The island’s postal workers forged on as best they could, but it was hard to keep up.
That’s when employees from Delivery Operations and Continuous Improvement came together to get deliveries back on track.
They traveled to Puerto Rico in mid-June and got to work finding solutions, with one team focused on the Caguas Post Office.
“We worked with craft and management to come up with better ways to reduce the backflows,” Acting Master Black Belt Louis DiLeo said. This included “new layouts, new equipment, proper staffing and standard work instructions — an Operational Excellence and Daily Management System approach.”

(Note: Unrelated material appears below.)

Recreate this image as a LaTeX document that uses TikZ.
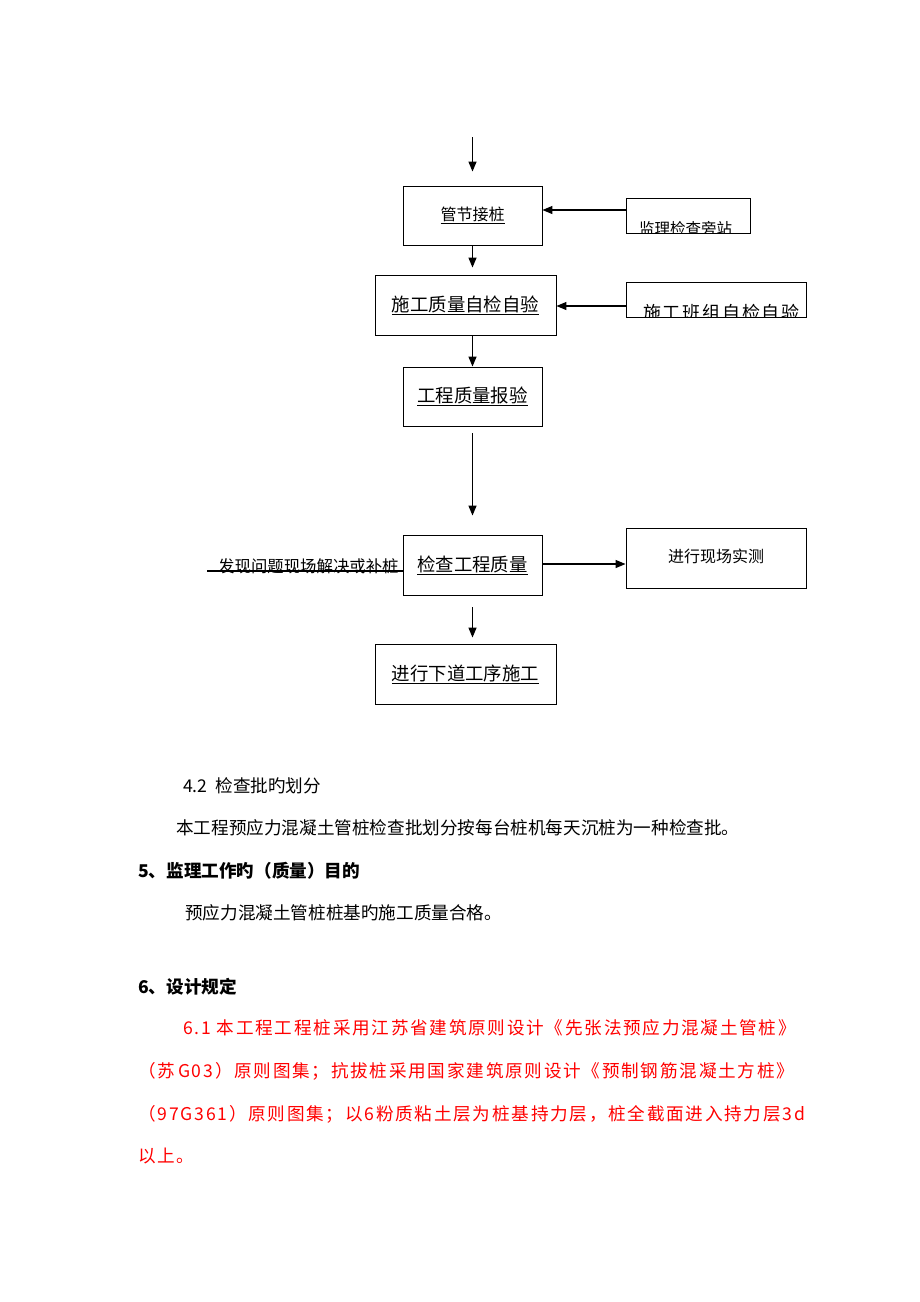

Other changes made by the team — whose members include Robert Hanlon, a retail and Post Office operations support manager, and Virgil Cosma, an operations integration manager — involve improvements in the processing of large parcels, better use of automated delivery unit sorters and the addition of more precareer staffing.
“The team was very innovative in working together as a team to identify the challenge and put processes in place to increase processing capacity,” said Mark Dahlstrom, Gulf Atlantic Division’s processing operations senior director.
With support from District Manager Neftali Pluguez, progress has been swift: There were eight sites with delays, but that number has been cut to two. The project is expected to wrap up before the end of August.
DiLeo’s advice for Post Offices that find themselves in a similar position? “Always contact their district manager and operations industrial engineers for support.”
He added that headquarters would soon be issuing playbooks “to help the field reduce backlogs and improve efficiencies.”
Herminio Rivera, a Puerto Rico District Post Office operations manager, and Luis Montalvo, the Caguas officer in charge, are grateful.
One carrier told the team: “Thank you for coming to the island and rolling up your sleeves and creating a system that works.”